In 1957 Palmer moved to Los Angeles to work for Aladdin Records, and quickly became a first-call session drummer. Palmer recorded with Earl Bostic, Plas Johnson, Larry Williams, Willie Dixon, Eddie Cochran, Frank Sinatra, Doris Day, Sarah Vaughan, the Monkees, Neil Young, and many others, as well as on on the TV themes for Mission: Impossible, Green Acres, The Odd Couple and others. Producer Phil Spector used him in the 1960s on such tracks as 'You've Lost That Lovin' Feelin' ' by the Righteous Brothers, and 'River Deep, Mountain High' by Ike and Tina Turner. In more recent years he played with Randy Newman, Elvis Costello, Bonnie Raitt and B.B. King, among others. He was inducted into the Rock'n'Roll Hall of Fame in 2000.

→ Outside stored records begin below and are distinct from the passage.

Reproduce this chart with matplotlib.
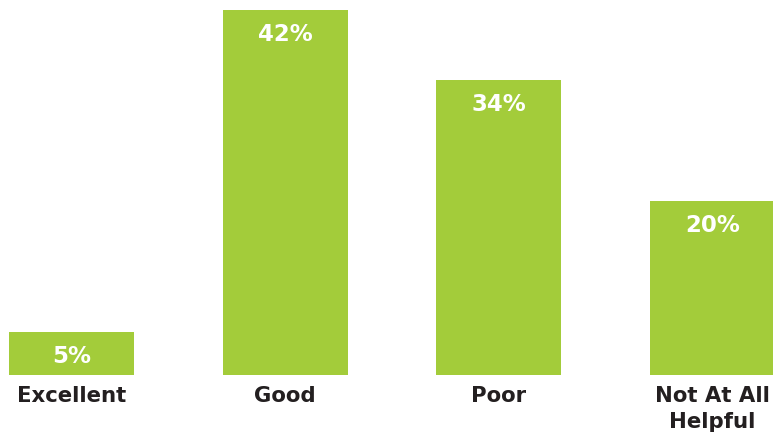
import numpy as np
import matplotlib
matplotlib.use("Agg")
from matplotlib import pyplot as plt

categories = ["Excellent", "Good", "Poor", "Not At All\nHelpful"]
values = [5, 42, 34, 20]

bar_color = "#a3cc3a"
text_color = "#231f20"

fig = plt.figure(figsize=(7.73, 4.34), dpi=100)
ax = fig.add_axes([0, 59 / 434, 1, 375 / 434])

x = np.arange(len(categories))
bars = ax.bar(x, values, width=0.585, color=bar_color)

ax.set_xlim(-0.3346, 3.283)
ax.set_ylim(0, 43.15)

# value labels inside the top of each bar
for b, v in zip(bars, values):
    ax.annotate(f"{v}%", (b.get_x() + b.get_width() / 2, v),
                xytext=(0, -13), textcoords="offset pixels",
                ha="center", va="top", color="white",
                fontsize=16.5, fontweight="bold")

# category labels under the bars
for xi, c in zip(x, categories):
    ax.annotate(c, (xi, 0), xytext=(0, -11), textcoords="offset pixels",
                ha="center", va="top", color=text_color,
                fontsize=15.3, fontweight="bold", linespacing=1.4)

ax.axis("off")
fig.savefig("out.png", dpi=100)
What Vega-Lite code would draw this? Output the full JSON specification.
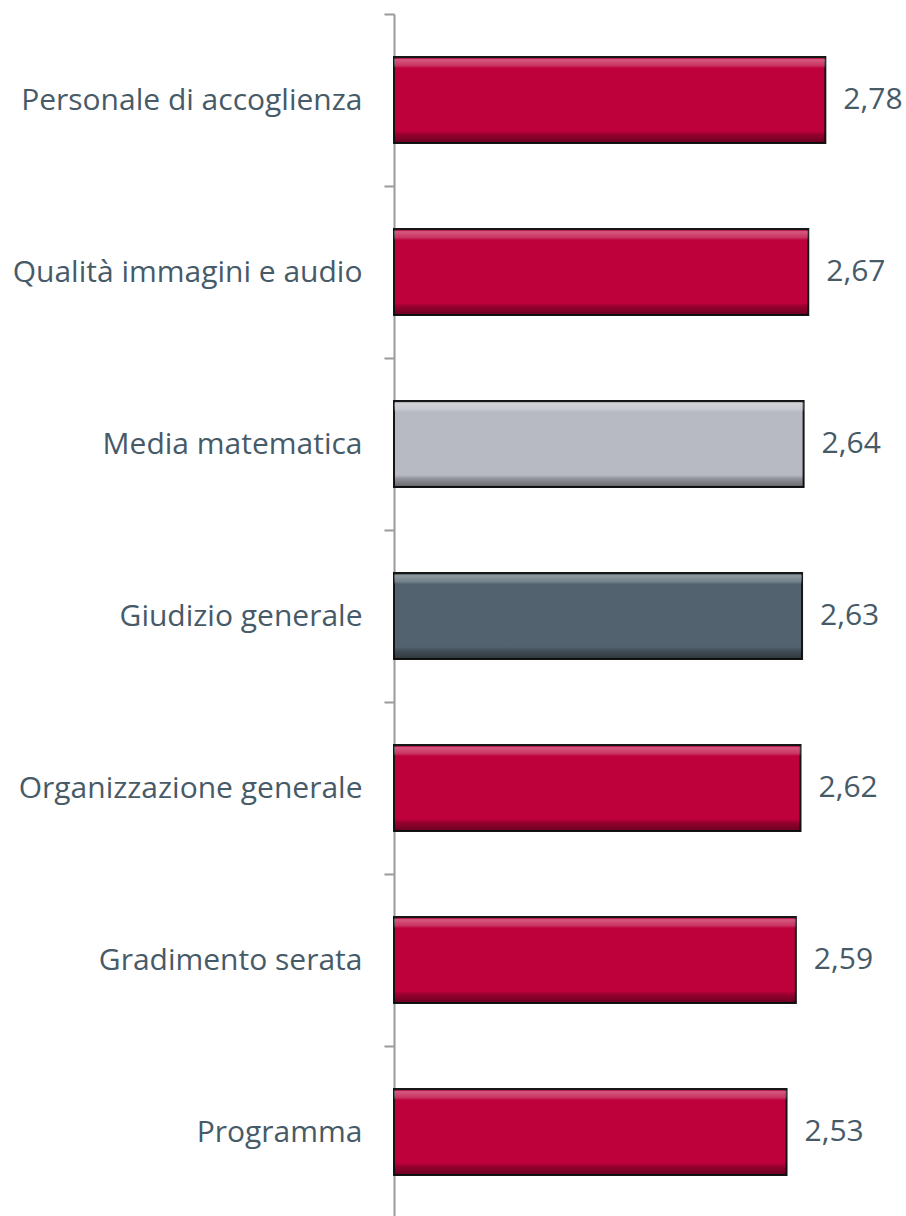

As electronic drum kits and digital sampling cut into his studio work, Palmer went back to playing jazz in local clubs and became involved with the musicians' union, working for credit and royalties for older musicians. A biography, Backbeat, by Tony Scherman, was published in 1999. In 2000 Palmer and Blaine were among the first inducted into a new category for sidemen in the Rock and Roll Hall of Fame.